Although middle class people were seen to be respectable and law-abiding, many of them still ventured into the “old town” of London to sample the sins of the world, such as visiting brothels and such places like that. This point is apparent in the book as the dark side, the evil side of Dr Jekyll, Mr Hyde is thought to have divulged in these, as they were known then, sinful leisure’s. This however was perfectly acceptable in these times, well known and respected gentlemen often betrayed their wives and ventured into brothels for sexual pleasures, Stevenson as a young man while studying engineering, then giving that up to study law where he qualified for the bar in 1875 often indulged in the sinful pleasures of the “old town” in Edinburgh the Scottish town where Stevenson grew up.
The idea of working class people being beast/criminal like is also emphasized where Utterson has ventured into the poor parts of London to find Hyde. He describes the surroundings as “the low growl of London,” which is a personification of animals, comparing the working class people of London to un-tamed animals. Hyde is like an animal in many ways, in the even where he murdered Sir Danvers Carew it was like Hyde was like a beast locked in a cage eager and thriving to get out and when he is finally freed he takes out his pent up anger out on whoever may cross his path. Hyde acted like this because Jekyll had managed to control himself and had not transformed into Hyde for a long period of time, therefore when he could not hold himself back any longer Hyde came out and took out all his time not being free on Sir Danvers.
Jekyll also turns into Hyde spontaneously once in the book while sitting on a park bench and thinking dark thoughts about Utterson and Lanyon. Jekyll is a maverick (new-school scientist) where as Lanyon very much believes in the old and traditional ways of science, therefore the two friends had many disagreements based on different scientific points of view, Jekyll resented Utterson and Lanyon, because although they hae an evil side as well they still scowl upon Jekyll because he is being honest.

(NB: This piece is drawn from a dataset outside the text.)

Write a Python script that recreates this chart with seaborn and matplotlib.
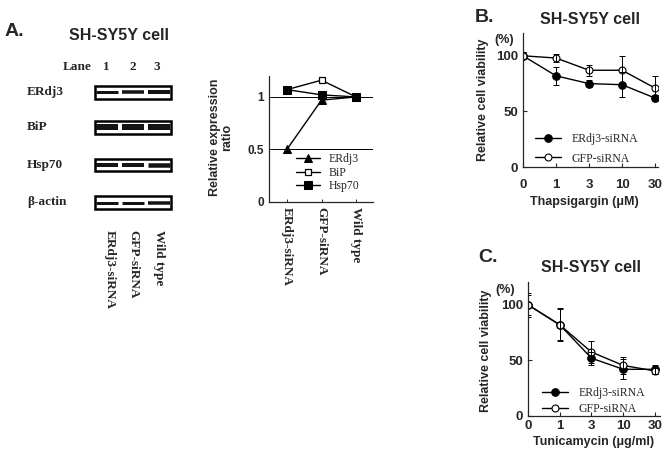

Hypocrisy is also a big part of this story and is directly mentioned in chapter four, (page 32) when the elderly lady at the residence of Mr Hyde greets Mr Utterson. ” An ivory -faced and silvery-haired old woman open the door. She had an evil face, smoothed by hypocrisy.”
The concluding part to this essay is that the only person who is truly loyal to Dr Jekyll is his working class butler Poole who remains loyal to jekyll throughout the story. So if working class people are supposed to be criminals and middle class people are to be respected then why when it comes down to it the middle class have a dark side yet the working class seem to shine above the rest?!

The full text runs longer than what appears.